As I mentioned on Friday, this weekend I took part in a 20k walk through Cork City—and beneath the stars—in aid of Diabetes Ireland.
The idea came to me approximately 12 days ago when, while daydreaming on a bus, my eyes landed on a poster advertising it and a voice whispered, That would be a fun. And it’s for a good cause. And you could do with some exercise. I thought it was my own voice, but last night I discovered that it actually belonged to an evil bitch who just wants me to suffer pain and punish me for thinking that a sofa spud could just get up one day—or one night—and walk for four and a half hours.

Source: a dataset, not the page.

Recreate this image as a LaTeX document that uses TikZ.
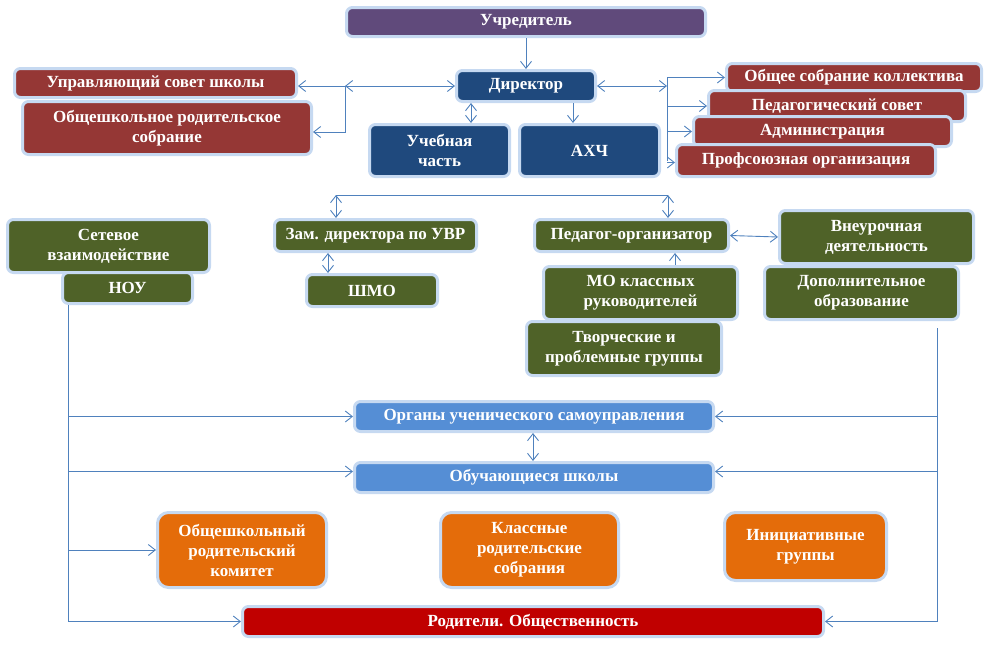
\documentclass[tikz,border=0pt]{standalone}
\usepackage{fontspec}
\setmainfont{Liberation Serif}
\usetikzlibrary{arrows.meta}
\definecolor{cPur}{HTML}{604A7B}
\definecolor{cNavy}{HTML}{1F497D}
\definecolor{cMar}{HTML}{953735}
\definecolor{cGrn}{HTML}{4F6228}
\definecolor{cBlu}{HTML}{558ED5}
\definecolor{cOra}{HTML}{E46C0A}
\definecolor{cRed}{HTML}{C00000}
\definecolor{cBrd}{HTML}{C6D9F1}
\definecolor{cLine}{HTML}{4F81BD}
\tikzset{
  bx/.style={draw=cBrd, line width=3pt, rounded corners=6pt, text=white,
    font=\fontsize{17}{20}\selectfont\bfseries, align=center, inner sep=0pt},
  bigbx/.style={bx, rounded corners=11pt},
  con/.style={draw=cLine, line width=0.9pt},
  >={Straight Barb[length=7pt,width=11pt,line width=0.9pt]},
}
\begin{document}
\begin{tikzpicture}[x=1pt,y=-1pt]
\useasboundingbox (0,0) rectangle (988,653);
% top
\node[bx,fill=cPur,minimum width=359,minimum height=29] (uch) at (526,22) {Учредитель};
\node[bx,fill=cNavy,minimum width=139,minimum height=31] (dir) at (526,86) {Директор};
\node[bx,fill=cNavy,minimum width=140,minimum height=52] (ucheb) at (439.5,150.5) {Учебная\\часть};
\node[bx,fill=cNavy,minimum width=140,minimum height=52] (ahch) at (589.5,150.5) {АХЧ};
% left top
\node[bx,fill=cMar,minimum width=282,minimum height=29] (upr) at (155.5,83) {Управляющий совет школы};
\node[bx,fill=cMar,minimum width=289,minimum height=53] (obsh) at (167,128) {Общешкольное родительское\\собрание};
% right stack
\node[bx,fill=cMar,minimum width=255,minimum height=28] (r1) at (854,77.5) {Общее собрание коллектива};
\node[bx,fill=cMar,minimum width=257,minimum height=31] (r2) at (837,106) {Педагогический совет};
\node[bx,fill=cMar,minimum width=258,minimum height=30] (r3) at (822.5,131.5) {Администрация};
\node[bx,fill=cMar,minimum width=259,minimum height=32] (r4) at (806,160.5) {Профсоюзная организация};
% green
\node[bx,fill=cGrn,minimum width=202,minimum height=53] (set) at (108.5,246) {Сетевое\\взаимодействие};
\node[bx,fill=cGrn,minimum width=130,minimum height=31] (nou) at (127.5,288) {НОУ};
\node[bx,fill=cGrn,minimum width=202,minimum height=32] (zam) at (375.5,235.5) {Зам. директора по УВР};
\node[bx,fill=cGrn,minimum width=131,minimum height=32] (shmo) at (372,290.5) {ШМО};
\node[bx,fill=cGrn,minimum width=194,minimum height=32] (ped) at (631.5,235.5) {Педагог-организатор};
\node[bx,fill=cGrn,minimum width=194,minimum height=53] (vne) at (876.5,237) {Внеурочная\\деятельность};
\node[bx,fill=cGrn,minimum width=194,minimum height=53] (dop) at (861.5,293) {Дополнительное\\образование};
\node[bx,fill=cGrn,minimum width=194,minimum height=53] (mo) at (640.5,293) {МО классных\\руководителей};
\node[bx,fill=cGrn,minimum width=195,minimum height=54] (tvor) at (624,348.5) {Творческие и\\проблемные группы};
% blue
\node[bx,fill=cBlu,minimum width=359,minimum height=30] (org) at (534,416.5) {Органы ученического самоуправления};
\node[bx,fill=cBlu,minimum width=359,minimum height=30] (obuch) at (534,477.5) {Обучающиеся школы};
% orange
\node[bigbx,fill=cOra,minimum width=169,minimum height=75] (kom) at (242,550) {Общешкольный\\родительский\\комитет};
\node[bigbx,fill=cOra,minimum width=178,minimum height=75] (kls) at (529.5,550) {Классные\\родительские\\собрания};
\node[bigbx,fill=cOra,minimum width=162,minimum height=68] (ini) at (805.5,546.5) {Инициативные\\группы};
\node[bx,fill=cRed,minimum width=581,minimum height=30] (rod) at (533,621.5) {Родители. Общественность};
% coordinates
\coordinate (jl) at (345,86);
\coordinate (jr) at (667,86);
\coordinate (xa) at (471,0);
\coordinate (xb) at (573,0);
\coordinate (b1) at (336,195);
\coordinate (b2) at (668,195);
\coordinate (xs) at (328,0);
\coordinate (xm) at (675,0);
\coordinate (L) at (68,0);
\coordinate (R) at (937,328);
\coordinate (xo) at (533,0);
% connectors top
\draw[con,->] (uch) -- (dir);
\draw[con,<->] (jl) -- (dir.west);
\draw[con,->] (jl) -- (jl -| upr.east);
\draw[con,->] (jl) |- ([yshift=-4pt]obsh.east);
\draw[con,<->] (dir.east) -- (jr);
\draw[con] (r1.west -| jr) -- (r4.west -| jr);
\draw[con,->] (r1.west -| jr) -- (r1.west);
\draw[con,->] (r2.west -| jr) -- (r2.west);
\draw[con,->] (r3.west -| jr) -- (r3.west);
\draw[con,->] ([yshift=-2pt]r4.west -| jr) -- ([yshift=-2pt]r4.west);
\draw[con,<->] (dir.south -| xa) -- (ucheb.north -| xa);
\draw[con,->] (dir.south -| xb) -- (ahch.north -| xb);
% bus
\draw[con] (b1) -- (b2);
\draw[con,<->] (b1) -- (zam.north -| b1);
\draw[con,<->] (b2) -- (ped.north -| b2);
\draw[con,<->] (zam.south -| xs) -- (shmo.north -| xs);
\draw[con,<->] (ped.east) -- (vne.west);
\draw[con,->] (mo.north -| xm) -- (ped.south -| xm);
% left bus
\draw[con] (nou.south -| L) -- (L |- rod.west);
\draw[con,->] (L |- org.west) -- (org.west);
\draw[con,->] (L |- obuch.west) ++(0,-6) -- ([yshift=6pt]obuch.west);
\draw[con,->] (L |- kom.west) -- (kom.west);
\draw[con,->] (L |- rod.west) -- (rod.west);
% right bus
\draw[con] (R) -- (R |- rod.east);
\draw[con,->] (R |- org.east) -- (org.east);
\draw[con,->] (R |- obuch.east) ++(0,-6) -- ([yshift=6pt]obuch.east);
\draw[con,->] (R |- rod.east) -- (rod.east);
\draw[con,<->] (org.south -| xo) -- (obuch.north -| xo);
\end{tikzpicture}
\end{document}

All ready for the walk: water, headphones, protein bars and a complete and utter lack of enthusiasm (not pictured).
The thing is, I didn’t think that. I fully intended to train for this event, building up slowly on the treadmill and then walking sections of the actual route in advance. But as the last couple of weeks have been crazy busy for me, I ended up spending more time drawing up my pretty training plan with multicolored Muji pens than I did doing any significant training.
Blackrock Castle Observatory, one of the stops along the way.
So last night, at 10pm, we set off from the Rochestown Park Hotel here in Cork. By 10.15pm, regret had set in. The whole reason I did this was because it was just a walk. During my temporary relocation to Nice last year, I walked a good seven or eight kilometers every single day, and never felt any worse for it. Dare say, I enjoyed it. (Not as much as sitting down, but still.) I could do this, and I could especially do it if I was raising money for charity at the same time. But as soon as we set off last night, it became immediately apparent that I was the only one who got the “not a race” memo. It was ridiculous. Some people were on the verge of running. And even if they said go at your own pace, you couldn’t really. You had to try and stay with the group, if only to make the stewards life a bit easier.
With about 5 or 6k to go, my left ankle informed me that it wasn’t interested in continuing. There was an ambulance service traveling with us, and the lovely people inside of it wrapped the ankle in a bandage for support and told it to stop being a little bitch and man up. I finished the walk, even though I was more hobbling than walking, and thinking back to how much pain I was feeling, I’m not sure how I did it. (At one point I started reciting the rap to Fresh Prince of Bel Air in my head to take my mind off it; I’d just seen the Will Smith/Gary Barlow duet on Graham Norton the night before.)
So the good news: we finished the walk, and in reasonable time.
The bad news: today it seems I have a sprained ankle.
The other good news is that we’re keeping our MyCharity.ie page open for another little while, so you can still sponsor us. Thank you, thank you, THANK YOU to those of you who have donated money already. You’ve all been ridiculously generous but seriously, one dollar (or euro or pound!) would do. It’d do better than “do”, it’d be great. And it might make my ankle feel better.
Probably not as much as this codeine-based soluble painkiller will though. *lifts glass* Cheers!